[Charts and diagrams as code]
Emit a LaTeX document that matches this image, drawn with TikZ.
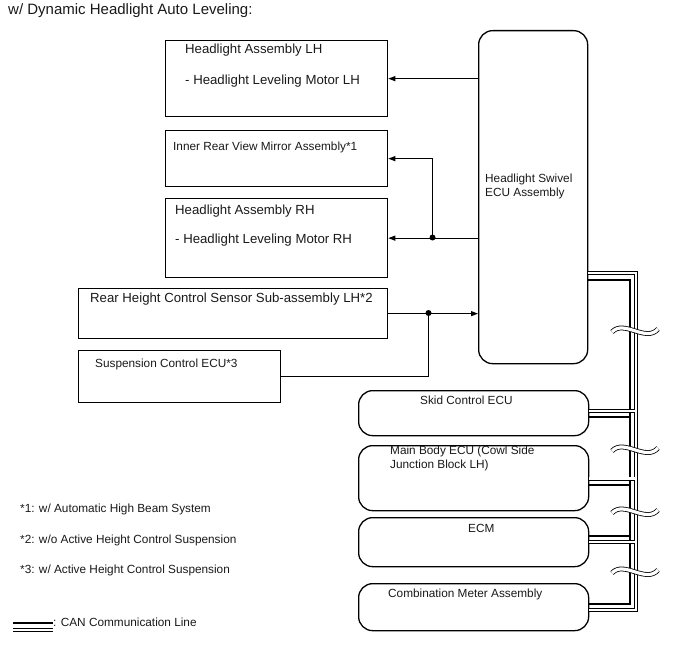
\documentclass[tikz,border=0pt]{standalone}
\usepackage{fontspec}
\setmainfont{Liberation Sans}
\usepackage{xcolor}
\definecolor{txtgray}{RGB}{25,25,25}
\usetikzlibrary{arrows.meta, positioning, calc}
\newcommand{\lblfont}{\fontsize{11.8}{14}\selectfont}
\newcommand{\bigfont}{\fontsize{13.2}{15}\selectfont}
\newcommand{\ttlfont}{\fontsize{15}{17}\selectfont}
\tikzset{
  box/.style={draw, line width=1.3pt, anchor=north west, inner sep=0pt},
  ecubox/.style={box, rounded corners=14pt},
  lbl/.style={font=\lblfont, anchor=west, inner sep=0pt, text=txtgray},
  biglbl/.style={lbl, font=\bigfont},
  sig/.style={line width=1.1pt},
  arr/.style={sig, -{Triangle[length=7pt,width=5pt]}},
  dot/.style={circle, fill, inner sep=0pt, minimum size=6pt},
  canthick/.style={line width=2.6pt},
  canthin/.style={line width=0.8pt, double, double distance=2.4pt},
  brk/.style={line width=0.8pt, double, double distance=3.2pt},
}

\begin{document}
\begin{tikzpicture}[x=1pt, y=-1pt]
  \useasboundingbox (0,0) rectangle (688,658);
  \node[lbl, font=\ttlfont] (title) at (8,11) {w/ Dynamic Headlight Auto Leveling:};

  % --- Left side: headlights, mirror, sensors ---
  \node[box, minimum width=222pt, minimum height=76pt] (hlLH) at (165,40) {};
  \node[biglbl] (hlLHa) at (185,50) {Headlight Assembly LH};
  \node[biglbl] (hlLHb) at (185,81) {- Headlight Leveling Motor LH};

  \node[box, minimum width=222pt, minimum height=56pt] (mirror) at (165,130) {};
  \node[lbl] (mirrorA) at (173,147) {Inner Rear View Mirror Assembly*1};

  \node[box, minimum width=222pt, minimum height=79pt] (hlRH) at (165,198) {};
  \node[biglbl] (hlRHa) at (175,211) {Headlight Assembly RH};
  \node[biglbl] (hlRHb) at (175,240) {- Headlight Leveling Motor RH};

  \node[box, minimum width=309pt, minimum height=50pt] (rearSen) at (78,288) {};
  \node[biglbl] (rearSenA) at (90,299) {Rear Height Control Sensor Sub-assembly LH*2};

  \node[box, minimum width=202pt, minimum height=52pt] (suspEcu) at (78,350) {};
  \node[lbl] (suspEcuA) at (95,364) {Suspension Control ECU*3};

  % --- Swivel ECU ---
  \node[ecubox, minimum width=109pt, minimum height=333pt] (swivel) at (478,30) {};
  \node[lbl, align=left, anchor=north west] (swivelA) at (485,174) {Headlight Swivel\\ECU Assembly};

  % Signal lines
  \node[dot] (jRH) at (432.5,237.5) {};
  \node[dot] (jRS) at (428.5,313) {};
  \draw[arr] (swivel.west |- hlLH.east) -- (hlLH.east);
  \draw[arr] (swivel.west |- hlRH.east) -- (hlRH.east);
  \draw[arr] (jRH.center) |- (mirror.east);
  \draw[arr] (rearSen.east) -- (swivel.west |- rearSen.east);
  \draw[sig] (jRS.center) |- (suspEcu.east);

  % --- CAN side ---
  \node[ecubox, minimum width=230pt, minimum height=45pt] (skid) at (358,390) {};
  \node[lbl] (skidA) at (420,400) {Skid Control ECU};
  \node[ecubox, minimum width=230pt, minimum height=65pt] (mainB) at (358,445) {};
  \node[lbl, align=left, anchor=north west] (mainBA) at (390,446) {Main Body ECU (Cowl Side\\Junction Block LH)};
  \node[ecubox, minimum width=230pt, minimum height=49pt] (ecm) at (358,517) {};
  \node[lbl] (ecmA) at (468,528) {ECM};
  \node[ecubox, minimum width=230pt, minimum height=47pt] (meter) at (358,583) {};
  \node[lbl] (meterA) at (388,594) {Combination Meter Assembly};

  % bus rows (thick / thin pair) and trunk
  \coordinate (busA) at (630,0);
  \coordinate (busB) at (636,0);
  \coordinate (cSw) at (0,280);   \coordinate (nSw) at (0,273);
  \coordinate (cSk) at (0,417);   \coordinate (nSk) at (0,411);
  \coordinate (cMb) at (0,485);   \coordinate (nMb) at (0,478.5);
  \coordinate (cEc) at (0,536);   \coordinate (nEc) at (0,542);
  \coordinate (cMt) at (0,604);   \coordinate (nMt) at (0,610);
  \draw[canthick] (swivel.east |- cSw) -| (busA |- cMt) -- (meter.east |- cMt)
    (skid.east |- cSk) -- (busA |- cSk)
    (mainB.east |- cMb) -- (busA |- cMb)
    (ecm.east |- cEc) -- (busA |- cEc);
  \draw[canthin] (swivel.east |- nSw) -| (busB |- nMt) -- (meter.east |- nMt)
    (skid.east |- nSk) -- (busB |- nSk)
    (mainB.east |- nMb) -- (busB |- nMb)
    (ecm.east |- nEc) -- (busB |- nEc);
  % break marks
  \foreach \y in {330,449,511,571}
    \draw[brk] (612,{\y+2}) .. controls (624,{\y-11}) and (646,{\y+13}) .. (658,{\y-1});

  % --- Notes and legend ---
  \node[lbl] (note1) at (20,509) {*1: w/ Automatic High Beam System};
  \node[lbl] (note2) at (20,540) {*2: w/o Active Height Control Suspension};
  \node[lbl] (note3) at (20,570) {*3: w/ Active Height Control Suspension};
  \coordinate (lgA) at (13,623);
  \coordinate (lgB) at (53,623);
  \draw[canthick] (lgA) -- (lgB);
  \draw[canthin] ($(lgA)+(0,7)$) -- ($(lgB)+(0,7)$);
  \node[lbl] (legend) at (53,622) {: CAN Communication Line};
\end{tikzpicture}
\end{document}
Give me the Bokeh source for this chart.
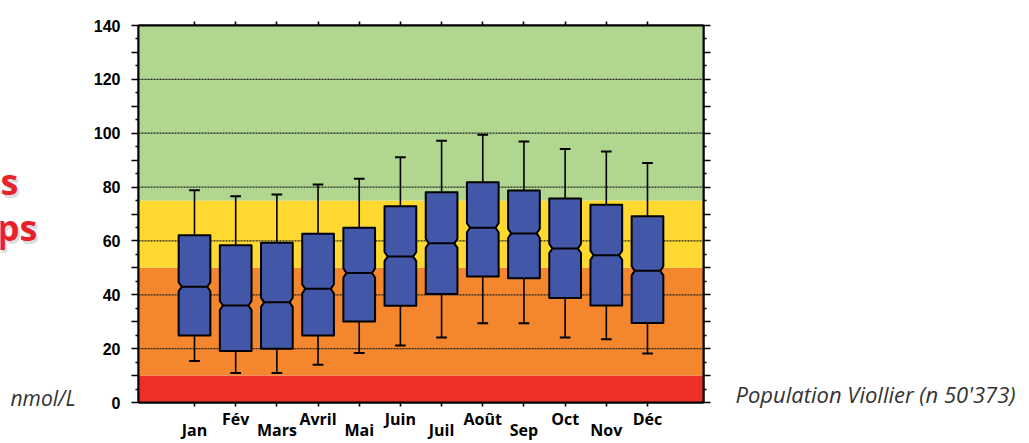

* THE TASK *
Copy the data word for word. Pictures do not go in the copy.

* ANSWER *
Emit a LaTeX document that matches this image, drawn with TikZ.
\documentclass[tikz,border=0pt]{standalone}
\usepackage{fontspec}
\setmainfont{Liberation Sans}
\usepackage{xcolor}
\definecolor{txtgray}{RGB}{25,25,25}
\usetikzlibrary{arrows.meta, positioning, calc}
\newcommand{\lblfont}{\fontsize{11.8}{14}\selectfont}
\newcommand{\bigfont}{\fontsize{13.2}{15}\selectfont}
\newcommand{\ttlfont}{\fontsize{15}{17}\selectfont}
\tikzset{
  box/.style={draw, line width=1.3pt, anchor=north west, inner sep=0pt},
  ecubox/.style={box, rounded corners=14pt},
  lbl/.style={font=\lblfont, anchor=west, inner sep=0pt, text=txtgray},
  biglbl/.style={lbl, font=\bigfont},
  sig/.style={line width=1.1pt},
  arr/.style={sig, -{Triangle[length=7pt,width=5pt]}},
  dot/.style={circle, fill, inner sep=0pt, minimum size=6pt},
  canthick/.style={line width=2.6pt},
  canthin/.style={line width=0.8pt, double, double distance=2.4pt},
  brk/.style={line width=0.8pt, double, double distance=3.2pt},
}

\begin{document}
\begin{tikzpicture}[x=1pt, y=-1pt]
  \useasboundingbox (0,0) rectangle (688,658);
  \node[lbl, font=\ttlfont] (title) at (8,11) {w/ Dynamic Headlight Auto Leveling:};

  % --- Left side: headlights, mirror, sensors ---
  \node[box, minimum width=222pt, minimum height=76pt] (hlLH) at (165,40) {};
  \node[biglbl] (hlLHa) at (185,50) {Headlight Assembly LH};
  \node[biglbl] (hlLHb) at (185,81) {- Headlight Leveling Motor LH};

  \node[box, minimum width=222pt, minimum height=56pt] (mirror) at (165,130) {};
  \node[lbl] (mirrorA) at (173,147) {Inner Rear View Mirror Assembly*1};

  \node[box, minimum width=222pt, minimum height=79pt] (hlRH) at (165,198) {};
  \node[biglbl] (hlRHa) at (175,211) {Headlight Assembly RH};
  \node[biglbl] (hlRHb) at (175,240) {- Headlight Leveling Motor RH};

  \node[box, minimum width=309pt, minimum height=50pt] (rearSen) at (78,288) {};
  \node[biglbl] (rearSenA) at (90,299) {Rear Height Control Sensor Sub-assembly LH*2};

  \node[box, minimum width=202pt, minimum height=52pt] (suspEcu) at (78,350) {};
  \node[lbl] (suspEcuA) at (95,364) {Suspension Control ECU*3};

  % --- Swivel ECU ---
  \node[ecubox, minimum width=109pt, minimum height=333pt] (swivel) at (478,30) {};
  \node[lbl, align=left, anchor=north west] (swivelA) at (485,174) {Headlight Swivel\\ECU Assembly};

  % Signal lines
  \node[dot] (jRH) at (432.5,237.5) {};
  \node[dot] (jRS) at (428.5,313) {};
  \draw[arr] (swivel.west |- hlLH.east) -- (hlLH.east);
  \draw[arr] (swivel.west |- hlRH.east) -- (hlRH.east);
  \draw[arr] (jRH.center) |- (mirror.east);
  \draw[arr] (rearSen.east) -- (swivel.west |- rearSen.east);
  \draw[sig] (jRS.center) |- (suspEcu.east);

  % --- CAN side ---
  \node[ecubox, minimum width=230pt, minimum height=45pt] (skid) at (358,390) {};
  \node[lbl] (skidA) at (420,400) {Skid Control ECU};
  \node[ecubox, minimum width=230pt, minimum height=65pt] (mainB) at (358,445) {};
  \node[lbl, align=left, anchor=north west] (mainBA) at (390,446) {Main Body ECU (Cowl Side\\Junction Block LH)};
  \node[ecubox, minimum width=230pt, minimum height=49pt] (ecm) at (358,517) {};
  \node[lbl] (ecmA) at (468,528) {ECM};
  \node[ecubox, minimum width=230pt, minimum height=47pt] (meter) at (358,583) {};
  \node[lbl] (meterA) at (388,594) {Combination Meter Assembly};

  % bus rows (thick / thin pair) and trunk
  \coordinate (busA) at (630,0);
  \coordinate (busB) at (636,0);
  \coordinate (cSw) at (0,280);   \coordinate (nSw) at (0,273);
  \coordinate (cSk) at (0,417);   \coordinate (nSk) at (0,411);
  \coordinate (cMb) at (0,485);   \coordinate (nMb) at (0,478.5);
  \coordinate (cEc) at (0,536);   \coordinate (nEc) at (0,542);
  \coordinate (cMt) at (0,604);   \coordinate (nMt) at (0,610);
  \draw[canthick] (swivel.east |- cSw) -| (busA |- cMt) -- (meter.east |- cMt)
    (skid.east |- cSk) -- (busA |- cSk)
    (mainB.east |- cMb) -- (busA |- cMb)
    (ecm.east |- cEc) -- (busA |- cEc);
  \draw[canthin] (swivel.east |- nSw) -| (busB |- nMt) -- (meter.east |- nMt)
    (skid.east |- nSk) -- (busB |- nSk)
    (mainB.east |- nMb) -- (busB |- nMb)
    (ecm.east |- nEc) -- (busB |- nEc);
  % break marks
  \foreach \y in {330,449,511,571}
    \draw[brk] (612,{\y+2}) .. controls (624,{\y-11}) and (646,{\y+13}) .. (658,{\y-1});

  % --- Notes and legend ---
  \node[lbl] (note1) at (20,509) {*1: w/ Automatic High Beam System};
  \node[lbl] (note2) at (20,540) {*2: w/o Active Height Control Suspension};
  \node[lbl] (note3) at (20,570) {*3: w/ Active Height Control Suspension};
  \coordinate (lgA) at (13,623);
  \coordinate (lgB) at (53,623);
  \draw[canthick] (lgA) -- (lgB);
  \draw[canthin] ($(lgA)+(0,7)$) -- ($(lgB)+(0,7)$);
  \node[lbl] (legend) at (53,622) {: CAN Communication Line};
\end{tikzpicture}
\end{document}
Give me the Bokeh source for this chart.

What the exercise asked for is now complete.